Forgotten ready to rule for Weld in Vintage Crop feature
Forgotten Rules can reaffirm the status of Navan's Vintage Crop Stakes as the preeminent Gold Cup trial by making a winning reappearance under Pat Smullen in tomorrow's Group Three.
In four of the last eight years, the winner of the €65,000 contest has gone on to triumph at Royal Ascot. The three horses responsible - Yeats, Fame And Glory and Leading Light - were all trained by Aidan O'Brien, whose Kingfisher is hard to gauge here.
Runner-up to Australia in the Irish Derby last year when he was largely deployed as a pacemaker after winning Chester's Dee Stakes, Kingfisher could develop into a useful stayer. However, this is a pretty stern assignment.
Apart from Forgotten Rules, Jim Bolger's smart Limerick winner Answered is among the eight-strong field, as is Biographer, which represents Tipperary-born Lambourn handler David Lanigan. On its latest start, Biographer nabbed Pallasator for second behind Forgotten Rules in the stayers' Group Two on Ascot's Champions Day.
It's unlikely that he will turn that form around now. As the race title reminds us, there are few better trainers of a Flat stayer than Weld, and Forgotten Rules has justifiably headed the market for next month's Ascot Group One ever since his striking performance there in October.
The Nayef five-year-old is a deeply exciting prospect. On his bumper debut at the Punchestown Festival last year, he skated up under Robbie McNamara, and he was no less impressive on turning his attentions to the Flat under Pat Smullen at Galway. He then moved onto Ascot, where he was entitled to need the experience on deep ground against far more practised rivals.
On the contrary, though, he taught them all a lesson, overcoming a rare Smullen lapse in discipline early in the straight to stamp his authority all over the race.
It was an emphatic declaration of Forgotten Rules' potential, so it will be massively disappointing if he doesn't reiterate as much now. Earlier on the card, Toscanini represents an altogether different brand of promise.
A cracking juvenile that chased home Gleneagles in the Curragh's National Stakes in September, Mick Halford's Shamardal colt reappears in the five-furlong conditions race.
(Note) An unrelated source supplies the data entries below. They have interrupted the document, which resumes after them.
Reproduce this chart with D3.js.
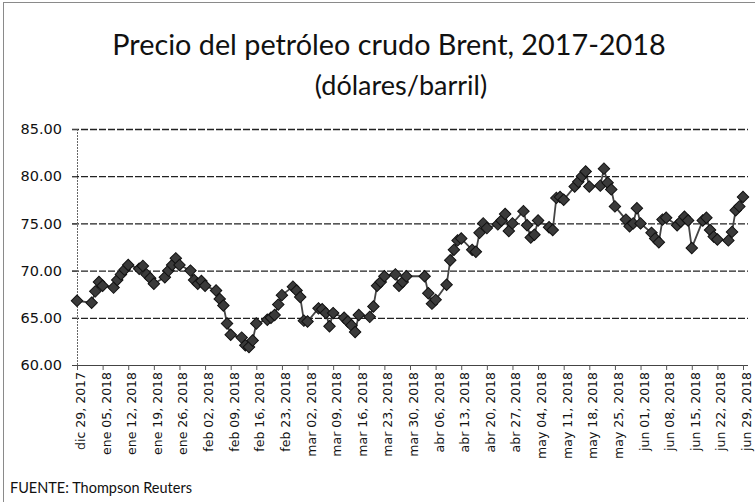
<!DOCTYPE html>
<html>
<head>
<meta charset="utf-8">
<script src="https://cdn.jsdelivr.net/npm/d3@7"></script>
<style>
  body { margin: 0; background: #fff; }
</style>
</head>
<body>
<svg id="chart" width="755" height="502"></svg>
<script>
// trading days and Brent closing price (USD/barrel)
var dates = [
  "2017-12-29","2018-01-02","2018-01-03","2018-01-04","2018-01-05",
  "2018-01-08","2018-01-09","2018-01-10","2018-01-11","2018-01-12",
  "2018-01-15","2018-01-16","2018-01-17","2018-01-18","2018-01-19",
  "2018-01-22","2018-01-23","2018-01-24","2018-01-25","2018-01-26",
  "2018-01-29","2018-01-30","2018-01-31","2018-02-01","2018-02-02",
  "2018-02-05","2018-02-06","2018-02-07","2018-02-08","2018-02-09",
  "2018-02-12","2018-02-13","2018-02-14","2018-02-15","2018-02-16",
  "2018-02-19","2018-02-20","2018-02-21","2018-02-22","2018-02-23",
  "2018-02-26","2018-02-27","2018-02-28","2018-03-01","2018-03-02",
  "2018-03-05","2018-03-06","2018-03-07","2018-03-08","2018-03-09",
  "2018-03-12","2018-03-13","2018-03-14","2018-03-15","2018-03-16",
  "2018-03-19","2018-03-20","2018-03-21","2018-03-22","2018-03-23",
  "2018-03-26","2018-03-27","2018-03-28","2018-03-29",
  "2018-04-03","2018-04-04","2018-04-05","2018-04-06",
  "2018-04-09","2018-04-10","2018-04-11","2018-04-12","2018-04-13",
  "2018-04-16","2018-04-17","2018-04-18","2018-04-19","2018-04-20",
  "2018-04-23","2018-04-24","2018-04-25","2018-04-26","2018-04-27",
  "2018-04-30","2018-05-01","2018-05-02","2018-05-03","2018-05-04",
  "2018-05-07","2018-05-08","2018-05-09","2018-05-10","2018-05-11",
  "2018-05-14","2018-05-15","2018-05-16","2018-05-17","2018-05-18",
  "2018-05-21","2018-05-22","2018-05-23","2018-05-24","2018-05-25",
  "2018-05-28","2018-05-29","2018-05-30","2018-05-31","2018-06-01",
  "2018-06-04","2018-06-05","2018-06-06","2018-06-07","2018-06-08",
  "2018-06-11","2018-06-12","2018-06-13","2018-06-14","2018-06-15",
  "2018-06-18","2018-06-19","2018-06-20","2018-06-21","2018-06-22",
  "2018-06-25","2018-06-26","2018-06-27","2018-06-28","2018-06-29"
];

var prices = [
  66.8, 66.6, 67.8, 68.8, 68.4,
  68.2, 69.0, 69.6, 70.1, 70.6,
  70.2, 70.5, 69.6, 69.2, 68.6,
  69.3, 70.0, 70.6, 71.3, 70.6,
  70.0, 69.0, 68.6, 68.9, 68.4,
  67.9, 67.0, 66.3, 64.4, 63.2,
  62.9, 62.1, 61.9, 62.6, 64.4,
  64.8, 65.0, 65.3, 66.4, 67.4,
  68.3, 67.9, 67.2, 64.7, 64.6,
  66.0, 65.9, 65.5, 64.1, 65.5,
  65.0, 64.6, 64.2, 63.5, 65.3,
  65.1, 66.2, 68.4, 68.8, 69.4,
  69.6, 68.4, 68.8, 69.4,
  69.4, 67.6, 66.5, 66.9,
  68.5, 71.1, 72.2, 73.2, 73.4,
  72.2, 72.0, 74.0, 75.0, 74.5,
  74.9, 75.3, 76.0, 74.2, 75.0,
  76.3, 74.8, 73.5, 73.8, 75.3,
  74.6, 74.3, 77.7, 77.8, 77.5,
  78.9, 79.4, 80.0, 80.5, 78.9,
  79.0, 80.8, 79.3, 78.6, 76.8,
  75.4, 74.7, 75.0, 76.6, 75.0,
  74.0, 73.4, 73.0, 75.4, 75.6,
  74.8, 75.2, 75.7, 75.3, 72.4,
  75.3, 75.6, 74.3, 73.6, 73.3,
  73.2, 74.1, 76.4, 76.8, 77.8
];

var tickLabels = [
  "dic 29, 2017", "ene 05, 2018", "ene 12, 2018", "ene 19, 2018", "ene 26, 2018",
  "feb 02, 2018", "feb 09, 2018", "feb 16, 2018", "feb 23, 2018", "mar 02, 2018",
  "mar 09, 2018", "mar 16, 2018", "mar 23, 2018", "mar 30, 2018", "abr 06, 2018",
  "abr 13, 2018", "abr 20, 2018", "abr 27, 2018", "may 04, 2018", "may 11, 2018",
  "may 18, 2018", "may 25, 2018", "jun 01, 2018", "jun 08, 2018", "jun 15, 2018",
  "jun 22, 2018", "jun 29, 2018"
];

var yTicks = [60, 65, 70, 75, 80, 85];

var svg = d3.select("#chart");
var parse = d3.timeParse("%Y-%m-%d");

var data = dates.map(function (d, i) { return { date: parse(d), value: prices[i] }; });

var margins = { top: 129, left: 77, right: 10, bottom: 137 };
var width = 743 - margins.left;
var height = 365 - margins.top;

// weekly ticks, one per label
var weeks = d3.timeDay.range(parse("2017-12-29"), parse("2018-06-30"), 7);

var x = d3.scaleTime()
    .domain([weeks[0], weeks[weeks.length - 1]])
    .range([margins.left, margins.left + width]);

var y = d3.scaleLinear()
    .domain([60, 85])
    .range([margins.top + height, margins.top]);

// outer frame of the chart area
svg.append("rect")
    .attr("x", 3.5).attr("y", 2.5)
    .attr("width", 800).attr("height", 600)
    .attr("fill", "none")
    .attr("stroke", "#8a8a8a")
    .attr("stroke-width", 1);

// title
svg.append("text")
    .attr("x", 389).attr("y", 55)
    .attr("text-anchor", "middle")
    .style("font-family", "Lato, sans-serif")
    .style("font-size", "28.8px")
    .attr("fill", "#111")
    .text("Precio del petróleo crudo Brent, 2017-2018");

svg.append("text")
    .attr("x", 401).attr("y", 95)
    .attr("text-anchor", "middle")
    .style("font-family", "Lato, sans-serif")
    .style("font-size", "27px")
    .attr("fill", "#111")
    .text("(dólares/barril)");

// gridlines
svg.append("g")
    .selectAll("line")
    .data(yTicks.slice(1))
    .enter().append("line")
    .attr("x1", margins.left - 5)
    .attr("x2", 748)
    .attr("y1", function (d) { return y(d) + 0.5; })
    .attr("y2", function (d) { return y(d) + 0.5; })
    .attr("stroke", "#222")
    .attr("stroke-width", 1.3)
    .attr("stroke-dasharray", "7,2");

// y axis
var yAxis = svg.append("g")
    .attr("transform", "translate(" + margins.left + ",0)")
    .call(d3.axisLeft(y).tickValues(yTicks).tickSize(5).tickPadding(10).tickFormat(d3.format(".2f")));
yAxis.select(".domain").attr("stroke", "#666").attr("stroke-dasharray", "2,1");
yAxis.selectAll(".tick line").attr("stroke", "#444");
yAxis.selectAll("text")
    .style("font-family", "'DejaVu Sans', sans-serif")
    .style("font-size", "14.5px")
    .attr("fill", "#111");

// x axis
var xAxis = svg.append("g")
    .attr("transform", "translate(0," + (margins.top + height) + ")")
    .call(d3.axisBottom(x).tickValues(weeks).tickSize(5)
        .tickFormat(function (d, i) { return tickLabels[i]; }));
xAxis.select(".domain").attr("stroke", "#444").attr("d", "M" + margins.left + ",0.5H748");
xAxis.selectAll(".tick line").attr("stroke", "#555");
xAxis.selectAll("text")
    .style("font-family", "'DejaVu Sans', sans-serif")
    .style("font-size", "12.5px")
    .attr("fill", "#111")
    .attr("text-anchor", "end")
    .attr("transform", "rotate(-90)")
    .attr("x", -7)
    .attr("y", 0)
    .attr("dy", "0.6em");

// price line
var line = d3.line()
    .x(function (d) { return x(d.date); })
    .y(function (d) { return y(d.value); });

svg.append("path")
    .datum(data)
    .attr("fill", "none")
    .attr("stroke", "#444")
    .attr("stroke-width", 1.8)
    .attr("d", line);

// diamond markers
var diamond = d3.symbol().type(d3.symbolSquare).size(66);
svg.append("g")
    .selectAll("path")
    .data(data)
    .enter().append("path")
    .attr("d", diamond)
    .attr("transform", function (d) {
        return "translate(" + x(d.date) + "," + y(d.value) + ") rotate(45)";
    })
    .attr("fill", "#3a3a3a")
    .attr("stroke", "#111")
    .attr("stroke-width", 1);

// source note
svg.append("text")
    .attr("x", 10).attr("y", 493)
    .style("font-family", "Lato, sans-serif")
    .style("font-size", "14.5px")
    .attr("fill", "#111")
    .text("FUENTE: Thompson Reuters");
</script>
</body>
</html>
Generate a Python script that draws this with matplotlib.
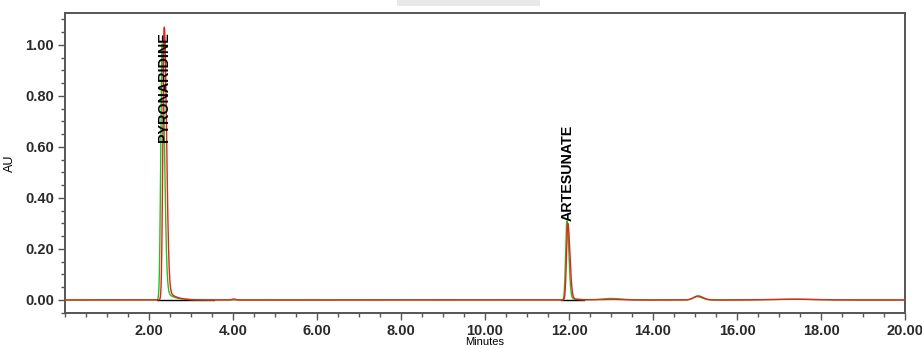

It will be no pushover, but he should collect under the in-form Shane Foley.
Ainippe, Beach Belle and Father Frost are among some useful rivals. O'Brien's Father Frost, in particular, could be anything, as he knuckled down gamely to get up on his recent track bow over seven furlongs at Cork.
On that occasion, the Rip Van Winkle colt needed every step of the trip, so this drop back to an extended five might not play to his strengths. It is also the first time that Toscanini has run over the minimum distance, but the Godolphin colt was precocious enough in six starts last year to suggest that it might suit.
O'Brien's Fastnet Rock juvenile Stone Mountain should appreciate dropping to five in the maiden that follows, while the stable's Jinsha Lake is of note in the mile equivalent, as he had Giovanni Canaletto behind when second here on his autumn debut.
The nap vote falls to In Salutem, which represents the insatiable Ken Condon in the five-furlong handicap. Billy Lee's mount won over this course and distance on soft ground in November, and he has been performing well enough of late to suggest that he will again be a major player in what is admittedly a competitive affair.
Over jumps at Limerick, Eddie Harty's Minella Foru is of note in the beginners' chase. Mark Walsh's mount has mixed it at a high level over fences so far and this is a drop in class.